Ao aprendiz de filósofo

 

“[…] Ao aprendiz de filósofo (ao jovem aprendiz, pretendo eu dizer, e na minha qualidade de aprendiz mais velho), rogo que se não apresse a adoptar soluções, que não leia obras de uma só escola ou tendência, que procure conhecer as argumentações de todas, e que queira tomar como primário escopo a singela façanha de compreender os problemas: de compreendê-los bem, de os compreender a fundo, habituando-se a ver as dificuldades reais que se deparam nas coisas que se afiguram fáceis ao simplismo e à superficialidade do que se chame «senso comum (a filosofia é, em não pequena parte, a luta do bom senso contra o «senso comum»).
[…] Ora, se o fundamental da filosofia é de facto a crítica, e se, pois, a filosofia deve ser estudada não pelo mérito das respostas precisas sobre um certo número de questões primárias, senão que pelo valor que em si mesma assume, para a cultura do espírito, a mera discussão de tais problemas, segue-se que é ideia inteiramente absurda a de se dar a alguém uma iniciação filosófica pela pura transmissão das respostas precisas com que pretendeu resolver esses tais problemas um determinado autor ou uma certa escola.

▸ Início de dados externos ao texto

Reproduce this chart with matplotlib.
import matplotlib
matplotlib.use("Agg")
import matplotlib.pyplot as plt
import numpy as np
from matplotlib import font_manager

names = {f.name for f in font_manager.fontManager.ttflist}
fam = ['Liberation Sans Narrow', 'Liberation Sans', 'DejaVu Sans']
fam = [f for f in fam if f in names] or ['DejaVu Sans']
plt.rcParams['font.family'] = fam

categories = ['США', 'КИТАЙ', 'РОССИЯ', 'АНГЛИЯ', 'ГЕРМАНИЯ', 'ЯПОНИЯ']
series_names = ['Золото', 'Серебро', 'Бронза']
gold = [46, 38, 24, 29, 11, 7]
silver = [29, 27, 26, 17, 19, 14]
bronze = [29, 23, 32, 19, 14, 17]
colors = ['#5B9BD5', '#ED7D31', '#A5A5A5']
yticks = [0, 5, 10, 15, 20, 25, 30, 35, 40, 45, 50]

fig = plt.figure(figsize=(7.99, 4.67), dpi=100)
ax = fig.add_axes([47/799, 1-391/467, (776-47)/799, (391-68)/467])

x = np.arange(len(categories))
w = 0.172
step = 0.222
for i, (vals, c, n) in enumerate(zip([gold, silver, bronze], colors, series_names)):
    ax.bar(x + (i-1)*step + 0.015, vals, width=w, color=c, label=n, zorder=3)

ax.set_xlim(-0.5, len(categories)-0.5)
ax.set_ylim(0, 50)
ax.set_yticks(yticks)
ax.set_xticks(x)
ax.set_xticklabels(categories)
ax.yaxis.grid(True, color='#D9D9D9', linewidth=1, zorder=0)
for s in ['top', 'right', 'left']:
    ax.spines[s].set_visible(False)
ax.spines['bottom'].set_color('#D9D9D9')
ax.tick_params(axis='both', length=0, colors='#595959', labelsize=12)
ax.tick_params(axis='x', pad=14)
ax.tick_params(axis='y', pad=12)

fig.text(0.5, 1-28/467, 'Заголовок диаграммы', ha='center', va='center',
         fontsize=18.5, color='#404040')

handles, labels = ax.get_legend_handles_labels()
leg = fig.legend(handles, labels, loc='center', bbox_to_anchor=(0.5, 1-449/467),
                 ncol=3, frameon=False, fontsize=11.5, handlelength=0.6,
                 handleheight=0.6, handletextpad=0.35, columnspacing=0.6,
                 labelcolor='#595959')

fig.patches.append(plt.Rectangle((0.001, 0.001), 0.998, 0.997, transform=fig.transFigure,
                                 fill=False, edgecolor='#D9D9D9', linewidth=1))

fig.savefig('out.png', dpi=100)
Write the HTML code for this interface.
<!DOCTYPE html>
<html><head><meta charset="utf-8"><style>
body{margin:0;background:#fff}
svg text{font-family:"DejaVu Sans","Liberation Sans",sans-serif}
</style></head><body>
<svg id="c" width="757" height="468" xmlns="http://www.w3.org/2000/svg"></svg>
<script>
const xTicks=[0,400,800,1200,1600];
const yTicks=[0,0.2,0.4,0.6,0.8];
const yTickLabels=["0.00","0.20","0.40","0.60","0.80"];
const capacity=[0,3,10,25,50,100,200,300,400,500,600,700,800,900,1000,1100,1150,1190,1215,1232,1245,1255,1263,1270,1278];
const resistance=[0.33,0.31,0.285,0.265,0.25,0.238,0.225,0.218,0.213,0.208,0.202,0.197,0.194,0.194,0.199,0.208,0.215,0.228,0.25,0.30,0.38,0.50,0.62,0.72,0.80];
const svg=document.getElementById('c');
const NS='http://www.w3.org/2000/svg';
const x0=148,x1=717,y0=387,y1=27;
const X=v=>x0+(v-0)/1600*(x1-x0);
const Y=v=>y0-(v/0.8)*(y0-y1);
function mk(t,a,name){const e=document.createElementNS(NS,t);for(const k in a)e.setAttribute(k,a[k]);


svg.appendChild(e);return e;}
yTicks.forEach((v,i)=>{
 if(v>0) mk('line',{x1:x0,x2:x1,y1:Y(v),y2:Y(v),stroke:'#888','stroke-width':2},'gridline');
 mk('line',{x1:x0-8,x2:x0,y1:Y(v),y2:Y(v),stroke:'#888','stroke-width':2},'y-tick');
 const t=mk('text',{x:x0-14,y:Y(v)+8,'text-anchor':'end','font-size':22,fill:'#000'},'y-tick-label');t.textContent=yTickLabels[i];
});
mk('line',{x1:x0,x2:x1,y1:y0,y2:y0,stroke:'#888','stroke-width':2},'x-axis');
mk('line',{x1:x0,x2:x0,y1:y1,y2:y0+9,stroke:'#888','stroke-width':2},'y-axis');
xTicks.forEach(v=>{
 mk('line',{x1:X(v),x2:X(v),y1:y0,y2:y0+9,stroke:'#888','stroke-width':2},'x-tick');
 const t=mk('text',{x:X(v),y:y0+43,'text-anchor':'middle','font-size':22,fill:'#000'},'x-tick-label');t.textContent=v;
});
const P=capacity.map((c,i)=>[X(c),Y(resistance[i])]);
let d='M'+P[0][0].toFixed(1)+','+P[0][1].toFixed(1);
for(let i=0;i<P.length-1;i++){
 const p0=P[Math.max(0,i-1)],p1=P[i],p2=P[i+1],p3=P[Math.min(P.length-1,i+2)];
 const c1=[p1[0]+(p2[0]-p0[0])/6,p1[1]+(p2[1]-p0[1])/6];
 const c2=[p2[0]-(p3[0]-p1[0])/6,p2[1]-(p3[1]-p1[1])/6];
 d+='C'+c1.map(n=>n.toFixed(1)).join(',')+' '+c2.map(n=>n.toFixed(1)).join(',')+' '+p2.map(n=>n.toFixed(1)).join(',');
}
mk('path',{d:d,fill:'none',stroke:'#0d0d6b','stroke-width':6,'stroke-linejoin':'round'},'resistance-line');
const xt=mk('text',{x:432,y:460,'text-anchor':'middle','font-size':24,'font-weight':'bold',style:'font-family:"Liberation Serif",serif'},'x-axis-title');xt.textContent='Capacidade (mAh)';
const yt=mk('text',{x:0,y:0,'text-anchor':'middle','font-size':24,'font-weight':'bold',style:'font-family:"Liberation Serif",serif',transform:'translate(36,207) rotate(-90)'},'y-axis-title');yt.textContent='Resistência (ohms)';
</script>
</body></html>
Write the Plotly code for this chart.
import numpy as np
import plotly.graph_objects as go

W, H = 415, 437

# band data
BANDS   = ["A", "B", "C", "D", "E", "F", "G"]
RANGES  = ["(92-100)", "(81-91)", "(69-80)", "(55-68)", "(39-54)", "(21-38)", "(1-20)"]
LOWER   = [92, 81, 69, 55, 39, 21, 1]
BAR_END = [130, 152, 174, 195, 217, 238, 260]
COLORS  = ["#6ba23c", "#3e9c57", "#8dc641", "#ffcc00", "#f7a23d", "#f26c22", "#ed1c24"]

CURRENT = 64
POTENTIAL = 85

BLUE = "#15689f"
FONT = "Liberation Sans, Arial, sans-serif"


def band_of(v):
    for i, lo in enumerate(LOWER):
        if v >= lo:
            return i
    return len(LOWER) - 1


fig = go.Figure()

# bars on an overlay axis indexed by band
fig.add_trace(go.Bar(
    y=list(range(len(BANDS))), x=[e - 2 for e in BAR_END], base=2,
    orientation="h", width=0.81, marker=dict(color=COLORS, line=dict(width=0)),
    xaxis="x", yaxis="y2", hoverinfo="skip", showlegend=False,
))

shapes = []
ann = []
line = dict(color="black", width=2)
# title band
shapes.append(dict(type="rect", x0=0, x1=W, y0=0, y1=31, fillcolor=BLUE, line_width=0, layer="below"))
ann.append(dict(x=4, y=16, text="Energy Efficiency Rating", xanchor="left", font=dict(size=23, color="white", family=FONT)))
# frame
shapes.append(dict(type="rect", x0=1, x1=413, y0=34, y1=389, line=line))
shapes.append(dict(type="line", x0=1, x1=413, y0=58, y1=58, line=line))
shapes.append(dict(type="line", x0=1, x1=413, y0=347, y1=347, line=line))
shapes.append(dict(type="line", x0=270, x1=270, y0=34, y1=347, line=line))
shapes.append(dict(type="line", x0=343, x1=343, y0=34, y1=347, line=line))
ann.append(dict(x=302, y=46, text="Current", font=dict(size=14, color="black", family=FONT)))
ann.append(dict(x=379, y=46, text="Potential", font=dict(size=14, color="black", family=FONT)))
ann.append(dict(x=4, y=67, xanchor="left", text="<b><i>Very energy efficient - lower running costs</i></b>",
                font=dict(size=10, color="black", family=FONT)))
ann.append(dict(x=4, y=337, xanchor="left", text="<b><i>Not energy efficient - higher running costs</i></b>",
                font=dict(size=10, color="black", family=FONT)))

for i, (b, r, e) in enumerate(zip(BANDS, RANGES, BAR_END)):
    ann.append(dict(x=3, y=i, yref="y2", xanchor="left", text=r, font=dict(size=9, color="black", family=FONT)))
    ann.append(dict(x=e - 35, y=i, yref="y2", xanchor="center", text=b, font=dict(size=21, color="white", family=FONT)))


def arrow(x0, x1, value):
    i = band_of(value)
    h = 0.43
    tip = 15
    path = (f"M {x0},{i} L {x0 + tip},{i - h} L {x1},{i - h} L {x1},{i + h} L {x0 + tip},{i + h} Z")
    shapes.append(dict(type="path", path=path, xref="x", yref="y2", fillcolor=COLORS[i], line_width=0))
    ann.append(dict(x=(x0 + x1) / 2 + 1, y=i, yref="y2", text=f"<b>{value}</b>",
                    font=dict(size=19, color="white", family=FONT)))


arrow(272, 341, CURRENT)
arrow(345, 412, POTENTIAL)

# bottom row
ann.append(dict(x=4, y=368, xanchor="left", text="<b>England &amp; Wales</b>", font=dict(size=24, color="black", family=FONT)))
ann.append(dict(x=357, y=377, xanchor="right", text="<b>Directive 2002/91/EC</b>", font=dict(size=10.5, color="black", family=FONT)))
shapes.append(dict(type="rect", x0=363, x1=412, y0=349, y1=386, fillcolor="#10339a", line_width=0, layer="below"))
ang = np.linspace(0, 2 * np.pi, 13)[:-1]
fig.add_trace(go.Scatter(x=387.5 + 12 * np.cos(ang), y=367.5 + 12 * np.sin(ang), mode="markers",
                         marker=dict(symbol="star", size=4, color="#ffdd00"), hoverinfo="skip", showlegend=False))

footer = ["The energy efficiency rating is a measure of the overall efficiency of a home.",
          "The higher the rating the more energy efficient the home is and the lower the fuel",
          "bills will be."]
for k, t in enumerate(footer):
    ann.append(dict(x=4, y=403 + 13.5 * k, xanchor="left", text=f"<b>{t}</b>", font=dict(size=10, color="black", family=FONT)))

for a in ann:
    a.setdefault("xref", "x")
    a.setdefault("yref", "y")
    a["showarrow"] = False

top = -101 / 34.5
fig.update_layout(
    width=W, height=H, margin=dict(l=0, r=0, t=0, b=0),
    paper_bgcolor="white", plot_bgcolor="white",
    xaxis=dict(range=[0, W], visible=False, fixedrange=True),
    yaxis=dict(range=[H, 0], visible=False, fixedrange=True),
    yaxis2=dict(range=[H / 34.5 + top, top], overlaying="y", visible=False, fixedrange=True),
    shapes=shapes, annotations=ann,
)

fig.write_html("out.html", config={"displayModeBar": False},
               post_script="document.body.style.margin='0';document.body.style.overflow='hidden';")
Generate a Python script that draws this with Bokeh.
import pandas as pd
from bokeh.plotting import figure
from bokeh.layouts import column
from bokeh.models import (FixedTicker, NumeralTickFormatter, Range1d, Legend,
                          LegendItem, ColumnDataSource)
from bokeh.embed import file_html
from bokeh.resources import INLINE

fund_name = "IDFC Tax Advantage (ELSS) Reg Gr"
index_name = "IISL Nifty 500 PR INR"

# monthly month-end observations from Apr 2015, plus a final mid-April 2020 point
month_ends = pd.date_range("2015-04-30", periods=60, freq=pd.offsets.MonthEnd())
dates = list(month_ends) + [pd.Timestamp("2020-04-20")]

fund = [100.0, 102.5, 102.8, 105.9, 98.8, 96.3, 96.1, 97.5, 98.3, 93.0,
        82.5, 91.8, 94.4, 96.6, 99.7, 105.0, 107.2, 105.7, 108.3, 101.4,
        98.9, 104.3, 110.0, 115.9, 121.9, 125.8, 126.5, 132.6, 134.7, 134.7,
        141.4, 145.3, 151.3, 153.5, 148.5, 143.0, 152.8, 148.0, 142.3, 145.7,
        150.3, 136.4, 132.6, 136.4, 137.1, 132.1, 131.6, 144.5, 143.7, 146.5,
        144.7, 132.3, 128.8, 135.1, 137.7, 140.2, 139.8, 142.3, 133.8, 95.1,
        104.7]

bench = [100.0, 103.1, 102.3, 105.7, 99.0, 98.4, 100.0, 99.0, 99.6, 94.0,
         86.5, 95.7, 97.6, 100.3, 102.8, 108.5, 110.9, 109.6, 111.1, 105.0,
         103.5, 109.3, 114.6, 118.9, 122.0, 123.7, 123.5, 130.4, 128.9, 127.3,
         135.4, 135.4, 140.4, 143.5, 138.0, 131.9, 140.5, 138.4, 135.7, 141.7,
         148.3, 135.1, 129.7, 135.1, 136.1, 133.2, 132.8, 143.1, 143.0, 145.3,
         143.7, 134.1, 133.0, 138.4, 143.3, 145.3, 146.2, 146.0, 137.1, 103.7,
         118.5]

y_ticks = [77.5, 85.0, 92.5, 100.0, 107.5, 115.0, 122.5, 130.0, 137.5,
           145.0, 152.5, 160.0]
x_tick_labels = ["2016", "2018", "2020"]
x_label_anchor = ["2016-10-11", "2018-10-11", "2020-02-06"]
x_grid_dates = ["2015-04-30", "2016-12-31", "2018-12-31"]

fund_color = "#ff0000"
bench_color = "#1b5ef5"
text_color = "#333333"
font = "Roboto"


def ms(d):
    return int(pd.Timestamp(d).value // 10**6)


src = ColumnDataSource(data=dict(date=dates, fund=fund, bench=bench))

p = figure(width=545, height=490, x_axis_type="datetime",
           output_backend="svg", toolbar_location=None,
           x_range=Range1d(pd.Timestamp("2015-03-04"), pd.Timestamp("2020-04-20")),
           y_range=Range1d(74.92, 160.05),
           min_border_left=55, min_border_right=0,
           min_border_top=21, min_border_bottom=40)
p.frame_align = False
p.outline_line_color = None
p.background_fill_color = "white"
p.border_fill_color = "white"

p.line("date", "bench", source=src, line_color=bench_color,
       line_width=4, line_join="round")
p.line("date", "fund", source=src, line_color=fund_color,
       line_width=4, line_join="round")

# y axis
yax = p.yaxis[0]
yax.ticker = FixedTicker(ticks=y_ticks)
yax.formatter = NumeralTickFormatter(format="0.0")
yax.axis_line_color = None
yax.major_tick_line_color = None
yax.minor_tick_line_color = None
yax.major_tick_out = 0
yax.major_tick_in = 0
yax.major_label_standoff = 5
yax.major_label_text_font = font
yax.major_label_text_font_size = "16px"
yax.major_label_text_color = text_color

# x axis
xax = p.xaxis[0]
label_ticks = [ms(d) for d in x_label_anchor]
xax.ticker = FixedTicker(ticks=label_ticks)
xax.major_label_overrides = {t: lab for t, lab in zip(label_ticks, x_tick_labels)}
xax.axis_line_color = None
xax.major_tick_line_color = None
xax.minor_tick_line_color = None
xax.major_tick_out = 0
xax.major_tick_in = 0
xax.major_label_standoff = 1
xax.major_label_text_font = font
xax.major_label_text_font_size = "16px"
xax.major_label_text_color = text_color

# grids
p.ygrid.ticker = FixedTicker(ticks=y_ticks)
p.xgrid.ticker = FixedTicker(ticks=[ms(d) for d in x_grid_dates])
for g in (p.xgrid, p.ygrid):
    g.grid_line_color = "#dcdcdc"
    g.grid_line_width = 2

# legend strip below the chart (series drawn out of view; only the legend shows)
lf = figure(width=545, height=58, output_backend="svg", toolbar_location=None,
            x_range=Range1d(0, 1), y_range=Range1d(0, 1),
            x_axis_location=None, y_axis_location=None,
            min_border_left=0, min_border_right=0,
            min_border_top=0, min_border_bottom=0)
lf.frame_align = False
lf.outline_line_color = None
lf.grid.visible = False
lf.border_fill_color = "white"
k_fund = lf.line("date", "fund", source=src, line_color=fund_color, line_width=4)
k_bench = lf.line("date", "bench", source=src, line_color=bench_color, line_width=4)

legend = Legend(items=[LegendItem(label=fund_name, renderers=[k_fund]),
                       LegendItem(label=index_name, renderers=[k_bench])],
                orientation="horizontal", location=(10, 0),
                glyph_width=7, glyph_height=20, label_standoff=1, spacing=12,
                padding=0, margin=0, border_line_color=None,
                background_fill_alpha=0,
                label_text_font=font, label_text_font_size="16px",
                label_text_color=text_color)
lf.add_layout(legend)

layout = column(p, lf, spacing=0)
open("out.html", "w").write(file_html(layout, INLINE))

Deverá pois a iniciação filosófica assumir um carácter essencialmente crítico e consistir num debate dos problemas básicos que não seja dominado pelo intuito dogmático de cerrar as portas às discussões ulteriores; e um bom professor do lidar filosófico é como um indivíduo que nos lecciona a ginástica, procedendo ele próprio como um bom ginasta e obrigando-nos a nós próprios a fazer ginástica; é quem nos ministra um trabalho crítico, um modelo da faina de elucidação dos problemas […] Repito: seja a filosofia para o aprendiz de filósofo não uma pilha de conclusões adoptadas, e sim uma actividade de elucidação dos problemas. É esta actividade o que realmente importa, e não o aceitar e propagandear conclusões. Como tive ensejo de notar algures, pode ser muito útil para a vida prática o simples conhecimento do enunciado de uns tantos teoremas de matemática; porém, não há nisso sombra de valor cultural: só possui de facto valor cultural o perfeito entendimento dos raciocínios que nos dão as provas dos enunciados.
Por isso mesmo, ao lermos um filósofo de genuíno mérito, de dois erros opostos nos cumprirá guardar-nos: o primeiro, o de nos mantermos aí eternamente passivos, de tudo aceitarmos como se fossem dogmas, de que depois tentaremos convencer o próximo; o segundo, o de criticarmos demasiado cedo, antes de chegarmos à compreensão do texto. Para evitar o escolho do segundo erro, a atitude inicial do aprendiz de filósofo deverá ser receptiva e de todo humilde. Se achar uma ideia no texto de um Mestre que lhe pareça de fácil refutação, conclua que ele próprio é que a não percebe, e que o pensar do autor deverá ser mais fino, mais meandroso, mais facetado, mais verrumante, do que ao primeiro relance se lhe afigurou: e que se lhe impõe portanto uma atenção maior [...] e o melhor processo nessa primeira fase, é talvez o de refazermos por iniciativa nossa, com exemplos familiares da nossa experiência, a doutrina exposta pelo autor que estudamos, até que a tenhamos como coisa nossa, porque feita de matéria verdadeiramente nossa, e reconstruída pelo nosso espírito.”
 

Prefácio de António Sérgio a Os problemas da Filosofia de Bertrand Russell, Coimbra.1959, pp, 7-10.